What informs the project and what do you intend to achieve by inviting these celebrities?
Anytime, I am outside the country, I am amazed at what children do with technology gadgets around them. In America a 12 year child is already conversant with digital coding, and other amazing things including history narratives.
Our children can do it but with non availability of basic infrastructure, it becomes difficult.
Our core reason for involving the stars in the programme is to imbibe ‘Unity in diversity’ in the children and expose them to emerging technology.
We are going to bring children from the East, West, North and South together. There is a problem in the country now which is ethnic challenge.
We are teaching these children to live in harmony with one and another, that we are one Nigeria. Secondly, we believe by interacting with these stars, the children will be mentored and nurtured and see no difference between Hausa and Igbo or Yoruba star.
Every child needs mentoring; you need people you believe and look up to grow. That is what we are trying to achieve.
Do you see these as a way of developing education in the country?
Yes! The passion the school has for every Nigerian child is a strong hope for development of education in Nigeria. First of all, Nigerians are brilliant people.
By the time a Nigerian child travel out of the country to pursue his education, within one or two years he or she excel. But the systems and policies in Nigeria for those who cannot afford it are nothing to write home about.
I attended a Unity School, Federal Government Girls College, Owerri, Imo State in the 90s. We did not have up to five or seven private secondary schools then.
We also have missionary schools doing well and by then the state government has not taken over the schools.
All of us that finish in this Unity School have friends from the North and South, rich and poor. Both the teachers, the curriculum and the friendly ambience were amazing.
We had standard education that can compete globally and was as low in tuition fees, less than N20,000. Suddenly private schools came and rob the missionary and Unity schools of their status.
I feel it is not right to what we are doing to the present generation. The system now is, if you cannot afford good and quality education, go to public school.
An ignorant child is a child who lacks basic knowledge and cannot deliver when necessary. The system also expose them to all manner of vices.
That is why we have to remodel our children to become responsible and employable.
In America and Europe, primary and secondary education is free. Parents have enough time to save money to fund their university education.
Apart from that there are a lots of scholarship programmes for brilliant children. These are things we need to put into consideration in this country to get our education right.
And to be candid, if our education system could introduce basic vocational training at Junior Secondary School level such as Home Economic, food Nutrition and other craft like we have in the former Technical Schools, then there will be no need to struggle for university education to become rich.
Even at the expense of basic infrastructure, education and health must not be underestimated.
What are the challenges the have encountered since inception?
The major challenge the school had to contend with is teachers’ quality. Our youths are brilliant and intelligence but when you want to balance the certification with the teaching practical there is a disconnect.
The school opened a full Montessori training center to train teachers every Saturday. But we have overcome it overtime and today we have quality teachers.

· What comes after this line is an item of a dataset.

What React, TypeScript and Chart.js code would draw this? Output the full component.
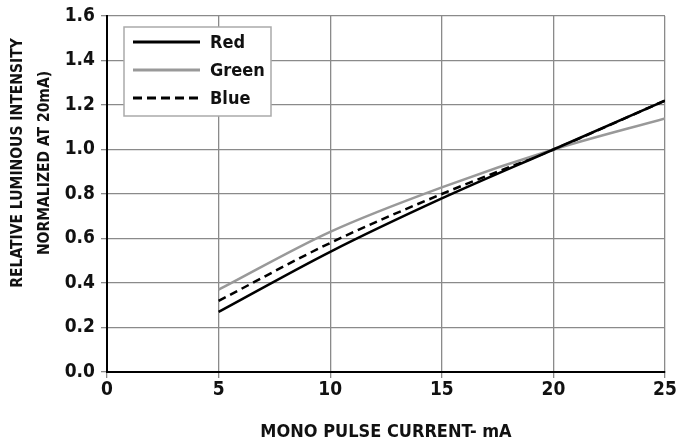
import React, { useEffect, useRef } from "react";
import { Chart, registerables } from "chart.js";

Chart.register(...registerables);

const currents = [5, 10, 15, 20, 25];
const redValues = [0.27, 0.54, 0.78, 1.0, 1.22];
const greenValues = [0.37, 0.63, 0.83, 1.0, 1.14];
const blueValues = [0.32, 0.58, 0.8, 1.0, 1.22];
const seriesNames = ["Red", "Green", "Blue"];
const xTitle = "MONO PULSE CURRENT- mA";
const yTitle = ["RELATIVE LUMINOUS INTENSITY", "NORMALIZED AT 20mA)"];

const FONT = "'DejaVu Sans Condensed', 'DejaVu Sans', sans-serif";

const extras = {
  id: "extras",
  afterDraw(chart: any) {
    const ctx = chart.ctx;
    ctx.save();
    ctx.fillStyle = "#111";
    ctx.font = `bold 15.5px ${FONT}`;
    ctx.textAlign = "center";
    ctx.textBaseline = "middle";
    ctx.translate(0, 163);
    ctx.rotate(-Math.PI / 2);
    ctx.fillText(yTitle[0], 0, 18);
    ctx.fillText(yTitle[1], 0, 45);
    ctx.restore();

    ctx.save();
    const left = chart.chartArea.left + 17;
    const top = chart.chartArea.top + 11;
    const w = 147;
    const h = 89;
    ctx.fillStyle = "#fff";
    ctx.fillRect(left, top, w, h);
    ctx.strokeStyle = "#aaa";
    ctx.lineWidth = 1.5;
    ctx.strokeRect(left, top, w, h);
    chart.data.datasets.forEach((ds: any, i: number) => {
      const y = top + 15 + i * 28;
      ctx.beginPath();
      ctx.strokeStyle = ds.borderColor;
      ctx.lineWidth = 3;
      ctx.setLineDash(ds.borderDash ? [9, 5] : []);
      ctx.moveTo(left + 9, y);
      ctx.lineTo(left + 76, y);
      ctx.stroke();
      ctx.setLineDash([]);
      ctx.fillStyle = "#111";
      ctx.font = `bold 18px ${FONT}`;
      ctx.textBaseline = "middle";
      ctx.textAlign = "left";
      ctx.fillText(ds.label, left + 86, y + 1);
    });
    ctx.restore();
  },
};

export default function App() {
  const ref = useRef<HTMLCanvasElement | null>(null);
  useEffect(() => {
    if (!ref.current) return;
    const mk = (vals: number[]) => currents.map((x, i) => ({ x, y: vals[i] }));
    const chart = new Chart(ref.current, {
      type: "line",
      data: {
        datasets: [
          { label: seriesNames[0], data: mk(redValues), borderColor: "#000", borderWidth: 2.5, pointRadius: 0, cubicInterpolationMode: "monotone" },
          { label: seriesNames[1], data: mk(greenValues), borderColor: "#999", borderWidth: 2.5, pointRadius: 0, cubicInterpolationMode: "monotone" },
          { label: seriesNames[2], data: mk(blueValues), borderColor: "#000", borderWidth: 2.5, borderDash: [8, 5], pointRadius: 0, cubicInterpolationMode: "monotone" },
        ],
      } as any,
      options: {
        animation: false,
        responsive: false,
        maintainAspectRatio: false,
        layout: { padding: { top: 16, right: 11, left: 0, bottom: 0 } },
        plugins: { legend: { display: false }, tooltip: { enabled: false } },
        scales: {
          x: {
            type: "linear",
            min: 0,
            max: 25,
            ticks: { stepSize: 5, color: "#111", font: { family: FONT, size: 19, weight: "bold" }, padding: 1 },
            grid: { color: "#8a8a8a", lineWidth: 1.3, tickLength: 6 },
            border: { color: "#000", width: 2 },
            title: { display: true, text: xTitle, color: "#111", font: { family: FONT, size: 18, weight: "bold" }, padding: { top: 18, bottom: 0 } },
            afterFit: (s: any) => { s.height = 71; s.paddingLeft = 0; s.paddingRight = 0; },
          },
          y: {
            min: 0,
            max: 1.6,
            ticks: { stepSize: 0.2, color: "#111", font: { family: FONT, size: 19, weight: "bold" }, padding: 6, callback: (v: any) => Number(v).toFixed(1) },
            grid: { color: "#8a8a8a", lineWidth: 1.3, tickLength: 6 },
            border: { color: "#000", width: 2 },
            afterFit: (s: any) => { s.width = 107; s.paddingTop = 0; s.paddingBottom = 0; },
          },
        },
      } as any,
      plugins: [extras],
    });
    return () => chart.destroy();
  }, []);
  return (
    <div style={{ position: "fixed", left: 0, top: 0, width: 676, height: 443, background: "#fff" }}>
      <canvas ref={ref} width={676} height={443} style={{ width: 676, height: 443 }} />
    </div>
  );
}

We have been able to make the study of History and government compulsory in the school for secondary school students. History subject is compulsory for the students whether they are of science or art class.
We have started A-Level class in January. We also have A-level class and tuition fee in the school is affordable with scholarship programmes for indigent children.
How is the school getting fund considering the number of children on scholarship?
We have not gotten any government support or sponsorship from private organization but the proprietress Mrs. Hassan we tell you ‘if I live a legacy that I transform a child I will sleep in peace’.
What do you think government should do?
Man power training is key, once a teacher who has passion for teaching is trained, the better for it. The future of the children depends on every teacher.
That is why we at Central Emirate International Academy are regularly training our teachers in our schools every week.
Teaching is a passionate job. You must love it and be excited about it. We cannot have fantastic building, equipped lab, buy books for our library without the right manpower.
Central Emirate International Academy is the first school that started training children on drone usage within FCT, Abuja. There is a big drone center open for children who are passionate about technology and ICT.
ICT experts will also come to train them about Coding during the booth camp. We are calling on parents to release their wards for this wonderful and educative experience already enjoyed by the children in UK, Europe and America.
What are your advice to parents?
The world is a global village and one cannot hide under ignorance. Parents should give their children an all round education that involves an opportunity to learn everything positive from sport, music, art and culture to other creative talents.
Every child has a talent and it is good to discover it at early stage. Parent should take their wards to a school that has adequate infrastructure for career developments.
This will help to boost their morale and create opportunities for international reckoning.